Set exercise — Drop every picture, then transcribe the remaining data exactly.

Data lines —
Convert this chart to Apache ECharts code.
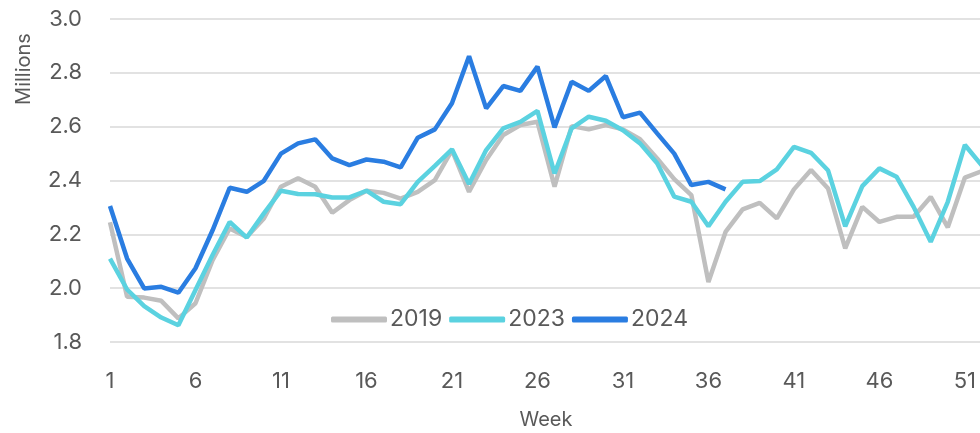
<!DOCTYPE html>
<html>
<head>
<meta charset="utf-8">
<script src="https://cdn.jsdelivr.net/npm/echarts@6/dist/echarts.min.js"></script>
<style>
  html, body { margin: 0; padding: 0; background: #fff; }
  #chart { width: 980px; height: 433px; }
</style>
</head>
<body>
<div id="chart"></div>
<script>
// weeks 1..52
var weeks = [];
for (var i = 1; i <= 52; i++) weeks.push(String(i));

var yearNames = ['2019', '2023', '2024'];
var yearColors = ['#bfbfbf', '#5bd2e0', '#2a7de1'];

// millions per week
var data2019 = [2.245, 1.968, 1.965, 1.953, 1.888, 1.944, 2.104, 2.222, 2.19, 2.259,
                2.377, 2.408, 2.377, 2.28, 2.327, 2.362, 2.354, 2.333, 2.358, 2.401,
                2.513, 2.358, 2.476, 2.569, 2.606, 2.618, 2.377, 2.602, 2.59, 2.606,
                2.59, 2.553, 2.482, 2.405, 2.346, 2.023, 2.209, 2.293, 2.317, 2.259,
                2.367, 2.439, 2.37, 2.148, 2.302, 2.246, 2.265, 2.265, 2.339, 2.226,
                2.411, 2.435];
var data2023 = [2.11, 1.995, 1.933, 1.891, 1.862, 1.993, 2.123, 2.246, 2.188, 2.278,
                2.362, 2.35, 2.349, 2.337, 2.337, 2.362, 2.321, 2.312, 2.395, 2.454,
                2.516, 2.387, 2.513, 2.594, 2.618, 2.659, 2.426, 2.594, 2.637, 2.622,
                2.587, 2.538, 2.464, 2.34, 2.321, 2.23, 2.321, 2.395, 2.398, 2.441,
                2.525, 2.503, 2.437, 2.23, 2.379, 2.445, 2.414, 2.302, 2.172, 2.321,
                2.532, 2.455];
var data2024 = [2.305, 2.11, 1.999, 2.005, 1.983, 2.074, 2.215, 2.373, 2.358, 2.399,
                2.5, 2.538, 2.553, 2.482, 2.457, 2.478, 2.47, 2.449, 2.559, 2.59,
                2.687, 2.862, 2.668, 2.751, 2.733, 2.823, 2.597, 2.767, 2.733, 2.788,
                2.635, 2.652, 2.575, 2.5, 2.383, 2.395, 2.367];

var seriesData = [data2019, data2023, data2024];
var textColor = '#595959';
var font = 'Inter';

var chart = echarts.init(document.getElementById('chart'));

var option = {
    animation: false,
    textStyle: { fontFamily: font, color: textColor },
    grid: { left: 110, right: -2, top: 19, bottom: 91, outerBoundsMode: 'none' },
    legend: {
        data: yearNames,
        left: 326,
        top: 303,
        icon: 'roundRect',
        itemWidth: 56,
        itemHeight: 6,
        itemGap: 7,
        textStyle: { fontFamily: font, fontSize: 23, color: textColor, padding: [0, 0, 0, -2] }
    },
    xAxis: {
        type: 'category',
        boundaryGap: false,
        data: weeks,
        name: 'Week',
        nameLocation: 'middle',
        nameGap: 68,
        nameTextStyle: { fontFamily: font, fontSize: 20, color: textColor },
        axisLine: { show: false },
        axisTick: { show: false },
        axisLabel: { interval: 4, margin: 28, fontSize: 22, color: textColor, fontFamily: font }
    },
    yAxis: {
        type: 'value',
        min: 1.8,
        max: 3.0,
        interval: 0.2,
        axisLine: { show: false },
        axisTick: { show: false },
        axisLabel: {
            margin: 28, fontSize: 22, color: textColor, fontFamily: font,
            formatter: function (v) { return v.toFixed(1); }
        },
        splitLine: { lineStyle: { color: '#d9d9d9', width: 1.5 } }
    },
    graphic: [{
        type: 'text',
        x: 24,
        y: 69,
        rotation: Math.PI / 2,
        style: {
            text: 'Millions',
            fontFamily: font,
            fontSize: 20,
            fill: textColor,
            align: 'center',
            verticalAlign: 'middle'
        }
    }],
    series: yearNames.map(function (name, i) {
        return {
            name: name,
            type: 'line',
            data: seriesData[i],
            symbol: 'none',
            color: yearColors[i],
            lineStyle: { width: 4.5, color: yearColors[i] }
        };
    })
};

chart.setOption(option);
</script>
</body>
</html>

Expected answer —
Convert this chart to Apache ECharts code.
<!DOCTYPE html>
<html>
<head>
<meta charset="utf-8">
<script src="https://cdn.jsdelivr.net/npm/echarts@6/dist/echarts.min.js"></script>
<style>
  html, body { margin: 0; padding: 0; background: #fff; }
  #chart { width: 980px; height: 433px; }
</style>
</head>
<body>
<div id="chart"></div>
<script>
// weeks 1..52
var weeks = [];
for (var i = 1; i <= 52; i++) weeks.push(String(i));

var yearNames = ['2019', '2023', '2024'];
var yearColors = ['#bfbfbf', '#5bd2e0', '#2a7de1'];

// millions per week
var data2019 = [2.245, 1.968, 1.965, 1.953, 1.888, 1.944, 2.104, 2.222, 2.19, 2.259,
                2.377, 2.408, 2.377, 2.28, 2.327, 2.362, 2.354, 2.333, 2.358, 2.401,
                2.513, 2.358, 2.476, 2.569, 2.606, 2.618, 2.377, 2.602, 2.59, 2.606,
                2.59, 2.553, 2.482, 2.405, 2.346, 2.023, 2.209, 2.293, 2.317, 2.259,
                2.367, 2.439, 2.37, 2.148, 2.302, 2.246, 2.265, 2.265, 2.339, 2.226,
                2.411, 2.435];
var data2023 = [2.11, 1.995, 1.933, 1.891, 1.862, 1.993, 2.123, 2.246, 2.188, 2.278,
                2.362, 2.35, 2.349, 2.337, 2.337, 2.362, 2.321, 2.312, 2.395, 2.454,
                2.516, 2.387, 2.513, 2.594, 2.618, 2.659, 2.426, 2.594, 2.637, 2.622,
                2.587, 2.538, 2.464, 2.34, 2.321, 2.23, 2.321, 2.395, 2.398, 2.441,
                2.525, 2.503, 2.437, 2.23, 2.379, 2.445, 2.414, 2.302, 2.172, 2.321,
                2.532, 2.455];
var data2024 = [2.305, 2.11, 1.999, 2.005, 1.983, 2.074, 2.215, 2.373, 2.358, 2.399,
                2.5, 2.538, 2.553, 2.482, 2.457, 2.478, 2.47, 2.449, 2.559, 2.59,
                2.687, 2.862, 2.668, 2.751, 2.733, 2.823, 2.597, 2.767, 2.733, 2.788,
                2.635, 2.652, 2.575, 2.5, 2.383, 2.395, 2.367];

var seriesData = [data2019, data2023, data2024];
var textColor = '#595959';
var font = 'Inter';

var chart = echarts.init(document.getElementById('chart'));

var option = {
    animation: false,
    textStyle: { fontFamily: font, color: textColor },
    grid: { left: 110, right: -2, top: 19, bottom: 91, outerBoundsMode: 'none' },
    legend: {
        data: yearNames,
        left: 326,
        top: 303,
        icon: 'roundRect',
        itemWidth: 56,
        itemHeight: 6,
        itemGap: 7,
        textStyle: { fontFamily: font, fontSize: 23, color: textColor, padding: [0, 0, 0, -2] }
    },
    xAxis: {
        type: 'category',
        boundaryGap: false,
        data: weeks,
        name: 'Week',
        nameLocation: 'middle',
        nameGap: 68,
        nameTextStyle: { fontFamily: font, fontSize: 20, color: textColor },
        axisLine: { show: false },
        axisTick: { show: false },
        axisLabel: { interval: 4, margin: 28, fontSize: 22, color: textColor, fontFamily: font }
    },
    yAxis: {
        type: 'value',
        min: 1.8,
        max: 3.0,
        interval: 0.2,
        axisLine: { show: false },
        axisTick: { show: false },
        axisLabel: {
            margin: 28, fontSize: 22, color: textColor, fontFamily: font,
            formatter: function (v) { return v.toFixed(1); }
        },
        splitLine: { lineStyle: { color: '#d9d9d9', width: 1.5 } }
    },
    graphic: [{
        type: 'text',
        x: 24,
        y: 69,
        rotation: Math.PI / 2,
        style: {
            text: 'Millions',
            fontFamily: font,
            fontSize: 20,
            fill: textColor,
            align: 'center',
            verticalAlign: 'middle'
        }
    }],
    series: yearNames.map(function (name, i) {
        return {
            name: name,
            type: 'line',
            data: seriesData[i],
            symbol: 'none',
            color: yearColors[i],
            lineStyle: { width: 4.5, color: yearColors[i] }
        };
    })
};

chart.setOption(option);
</script>
</body>
</html>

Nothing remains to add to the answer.